Saturday, January 12, 2013



AFP PHOTO / POOL / Michel Euler

Is there euro-life after the German elections?

Over the past couple of months a certain optimism on the outcome of the Eurozone crisis has taken root. Ever since European Central Bank President Mario Draghi spoke the magical words that he will do everything needed to save the euro. and added “and believe me, it will be enough”, a soothing lull has come over the crisis. Markets seemed to be calmed, or so tired that they did not bother any more, and politicians all claimed credit for this calm without actually doing anything. OK, on the last European summit of the year they made a deal on the first step of a banking union, they agreed to setting up a single supervisory mechanism (SSM) for European banks, be it at the outset only for the big ones; although the outset is somewhere in early 2014, so don’t your breath yet.
There was - and still is - the dissident voice of Bundesbank President Jens Weidmann who says that “the enough” promised by Draghi is “a step too far” for him and other fiscally conservative central bankers. But there is also the potential promise, so think all, that once this nasty mess of the German elections - in September 2013 - is behind us, all will be revealed and all will be possible.
Haircuts for the official creditors of Greece (EU member states, the ECB) will be in the offing and once and for all the decisions will be taken that apparently can not be taken before elections for fear that the electorate might find out. It is sad that the state of our democracy is such in the EU that the electorate is to be feared, and cannot be trusted with the truth. As if an omnipresent Jack Nicholson tells everyone “you can't handle the truth” as he did in the film A Few Good Men. And thus elections are seen as a hindrance for progress in the euro crisis, as referendums are a hindrance for further European integration.
The idea now is, in the expectations of many insiders, that after the elections in Germany there will be a grand coalition, the CDU/CSU forming a coalition with the SPD and/or the Greens. And since these last two parties have made it known that they do favour further steps to alleviate the debt burden for Greece - including haircuts and euro-bonds at some stage - these two things will come within reach after the German elections, so is the reasoning.

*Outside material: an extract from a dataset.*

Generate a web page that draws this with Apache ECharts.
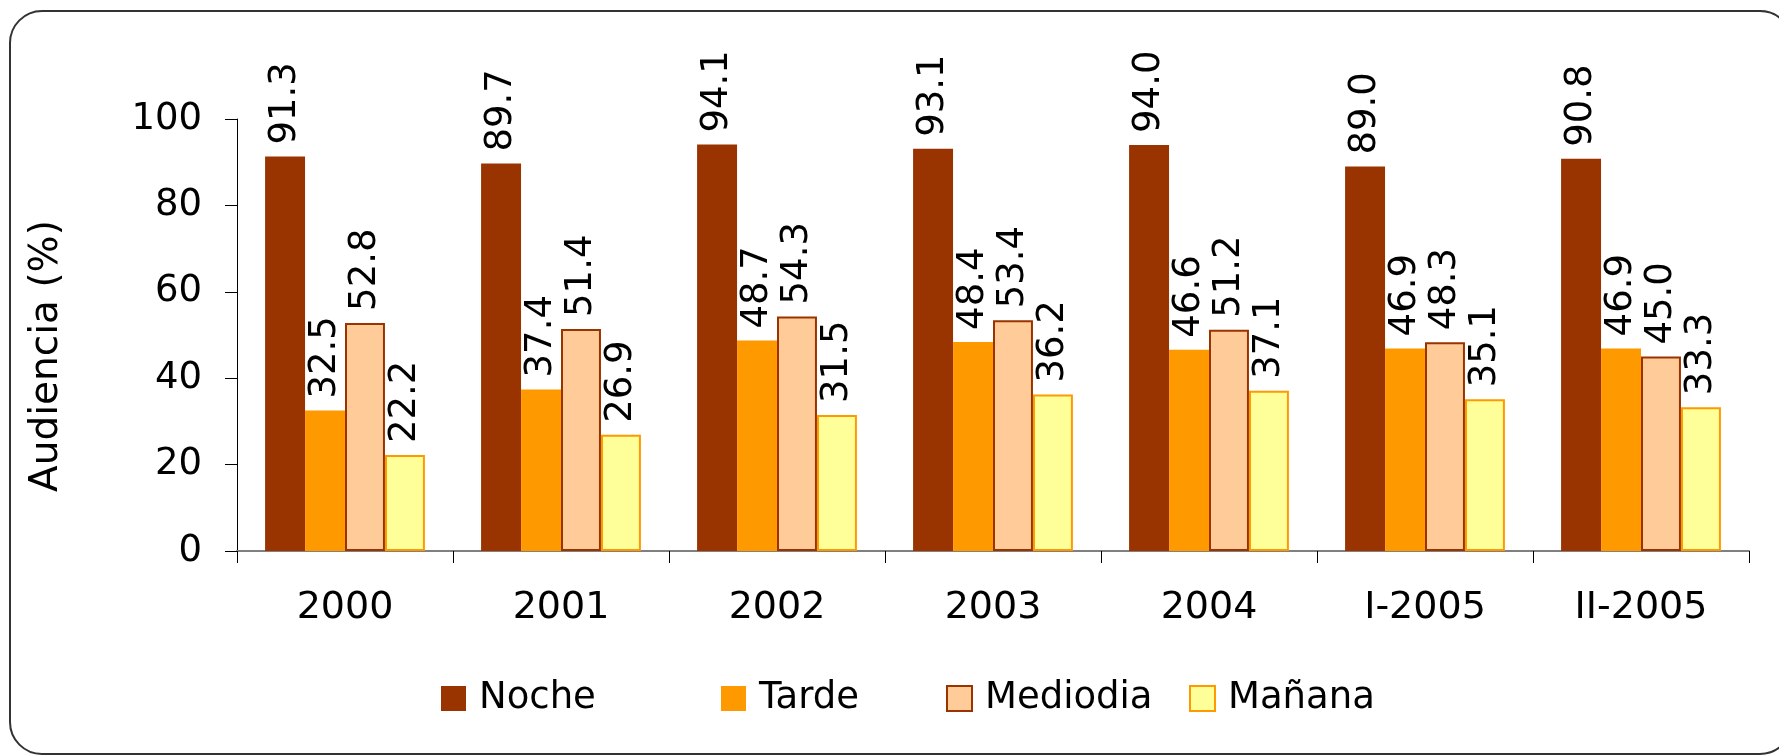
<!DOCTYPE html>
<html>
<head>
<meta charset="utf-8">
<script src="https://cdn.jsdelivr.net/npm/echarts@6/dist/echarts.min.js"></script>
<style>
  html, body { margin: 0; padding: 0; background: #ffffff; }
  #chart { width: 1779px; height: 755px; }
</style>
</head>
<body>
<div id="chart"></div>
<script>
// Audiencia por franja horaria, 2000 – II-2005
const categories = ['2000', '2001', '2002', '2003', '2004', 'I-2005', 'II-2005'];
const seriesNames = ['Noche', 'Tarde', 'Mediodia', 'Mañana'];
const noche    = [91.3, 89.7, 94.1, 93.1, 94.0, 89.0, 90.8];
const tarde    = [32.5, 37.4, 48.7, 48.4, 46.6, 46.9, 46.9];
const mediodia = [52.8, 51.4, 54.3, 53.4, 51.2, 48.3, 45.0];
const manana   = [22.2, 26.9, 31.5, 36.2, 37.1, 35.1, 33.3];
const yTicks   = [0, 20, 40, 60, 80, 100];

const seriesValues = [noche, tarde, mediodia, manana];
const fills   = ['#993300', '#FF9900', '#FFCC99', '#FFFF99'];
const borders = ['#993300', '#FF9900', '#993300', '#FF9900'];
const borderWidths = [0, 0, 2, 2];
const legendLeft = [441, 721, 946, 1189];

const valueFont = 'DejaVu Sans, Verdana, sans-serif';

const chart = echarts.init(document.getElementById('chart'), null, { renderer: 'canvas' });

const series = seriesNames.map((name, i) => ({
  name: name,
  type: 'bar',
  data: seriesValues[i],
  barGap: '0%',
  barCategoryGap: '26%',
  itemStyle: {
    color: fills[i],
    borderColor: borders[i],
    borderWidth: borderWidths[i]
  },
  label: {
    show: true,
    position: 'top',
    rotate: 90,
    distance: 12,
    align: 'left',
    verticalAlign: 'middle',
    fontFamily: valueFont,
    fontSize: 37,
    color: '#000000',
    formatter: p => p.value.toFixed(1)
  }
}));

const legends = seriesNames.map((name, i) => ({
  data: [{ name: name, icon: 'rect' }],
  left: legendLeft[i],
  top: 680,
  padding: 0,
  itemWidth: 25,
  itemHeight: 25,
  selectedMode: false,
  textStyle: {
    fontFamily: valueFont,
    fontSize: 37,
    color: '#000000',
    padding: [0, 0, 0, 8]
  }
}));

chart.setOption({
  animation: false,
  backgroundColor: '#ffffff',
  graphic: [{
    type: 'rect',
    z: -10,
    shape: { x: 10, y: 11, width: 1782, height: 743, r: 32 },
    style: { fill: 'none', stroke: '#333333', lineWidth: 2 }
  }],
  legend: legends,
  grid: { left: 237, right: 30, top: 119, bottom: 204, containLabel: false },
  xAxis: {
    type: 'category',
    data: categories,
    axisLine: { lineStyle: { color: '#808080', width: 2 } },
    axisTick: { show: true, length: 12, lineStyle: { color: '#000000', width: 1 } },
    axisLabel: {
      margin: 38,
      fontFamily: valueFont,
      fontSize: 38,
      color: '#000000'
    }
  },
  yAxis: {
    type: 'value',
    min: yTicks[0],
    max: yTicks[yTicks.length - 1],
    interval: yTicks[1] - yTicks[0],
    name: 'Audiencia (%)',
    nameLocation: 'middle',
    nameGap: 171,
    nameRotate: 90,
    nameTextStyle: {
      fontFamily: valueFont,
      fontSize: 39,
      color: '#000000',
      padding: [0, 42, 0, 0]
    },
    axisLine: { show: true, lineStyle: { color: '#000000', width: 1 } },
    axisTick: { show: true, length: 12, lineStyle: { color: '#000000', width: 1 } },
    splitLine: { show: false },
    axisLabel: {
      margin: 35,
      fontFamily: valueFont,
      fontSize: 37,
      color: '#000000'
    }
  },
  series: series
});
</script>
</body>
</html>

True, Angela Merkel says she prefers a continuing of the present coalition with the FDP, but the above mentioned insiders see her far more as a pragmatist than someone with actual convictions, so they happily dismiss this preference. Especially since polls put the FDP continuously below the 5% threshold needed to get into the Bundestag.
However, we may be in for a surprise here. First of all, Merkel might actually mean she prefers the smaller more more easily managed FDP over the ambitious SPD of Peer Steinbrück. Certainly her party, the CDU prefers this, and the CSU even more so. Furthermore the SPD and the Greens will have difficulty campaigning against a Chancellor whose euro policy they have supported over the past years. And here lies the chance for the FDP and the CSU. They will campaign on an anti-haircut and anti-solidarity platform (no eurobonds or other mutualisation of debt) and that may bring them surprisingly good results at the expense of partly the CDU but also of the Greens who have gained support in the middle class bourgeoisie. And then it may well be possible that there will be a workable majority for the present coalition. Only this time with a solemn electoral promise to not implicate German taxpayers’ money too much in any euro rescue policy. It might result in a German government hitting the brakes much much harder as it has done in recent times. Perhaps any euro crisis solution may only be possible before the German elections as an above mentioned result may well slam the door shut.
An interesting outlook for 2013. And this then shortly to be followed by the UK exit from the EU all together in 2014 and the disintegration of a few member states with breakaway regions after a series of those dreaded referendums. And this 100 years after the start of the first World War. Let us hope and pray that this time l'histoire ne se repète pas! Perhaps good old Winston Churchill's credo should be dusted off again and re-instated: “Democracy is all right, but why give it to the people?”